BIL: Oakland 2016 Recession Generation was an Earthsharing.org event which took place on July 9th in Oakland, California. Keynote speaker Chuck Marohn presented his experiences as an engineer, city planner, and founder of the non-profit Strong Towns to explore the problems with large, specialized systems of government, and the case for localization.

In a world where city planners and engineers must work within a narrow vision on the same sorts of projects, Marohn says there is a disconnect that only leaves space for endless repairs and fix-ups, and very little room for real creative thinking or new technology. With many cities struggling financially or going broke, Marohn makes a case for innovation that not only can increase the productivity and self-sufficiency of a town, but can improve the lives of all who live there.

Marohn suggests that while big governing organisations tend towards specialists as decision-makers, localized government is most effective when generalists are in charge. People who can make connections with others, seek out the experts on any given subject, and bring together combinations of skills will be the most successful leaders.
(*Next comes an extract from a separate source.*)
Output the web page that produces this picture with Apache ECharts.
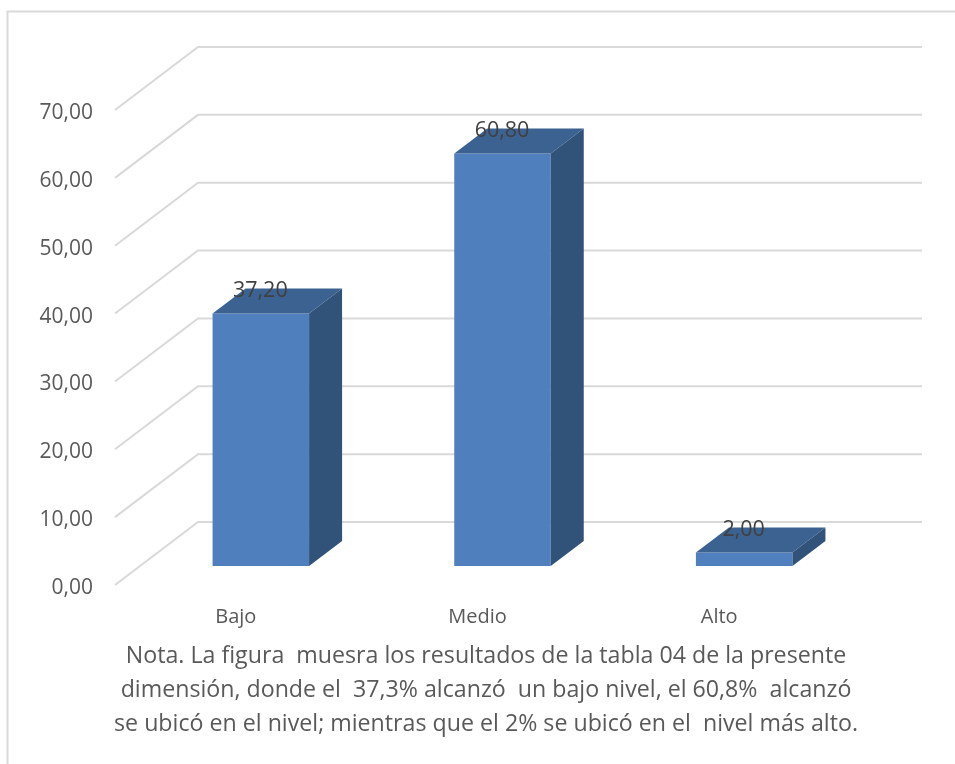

“The large systems that we have created – really a byproduct of the things that happened in the Depression and World War II – allowed us to accomplish a lot of things in a very short period of time, but come with their own fragility, their own kind of disconnectedness.”

“You can see in things like the Brexit vote, you can see in things like the conversation we’re having in our election cycle… you can see this disconnect between the large systems we have to govern ourselves, the large systems we have to run our economies, and the way we actually live our everyday lives.”

He has also advocated for shifting from the traditional property tax to a land value tax. He explains:

“The property tax system punishes investments that improve the value of property. The land tax system… punishes property that is left idle.”

Charles “Chuck” Marohn works as a licensed engineer in the State of Minnesota.  He is a member of the American Institute of Certified Planners and founder and president of Strong Towns, a national media organization that supports the development of resilient cities, towns, and neighborhoods. Marohn holds a Master’s degree in Urban and Regional Planning from the University of Minnesota and a Bachelor’s degree in Civil Engineering from the University of Minnesota’s Institute of Technology.  He is the author of Thoughts on Building Strong Towns. Volume I and A World Class Transportation System.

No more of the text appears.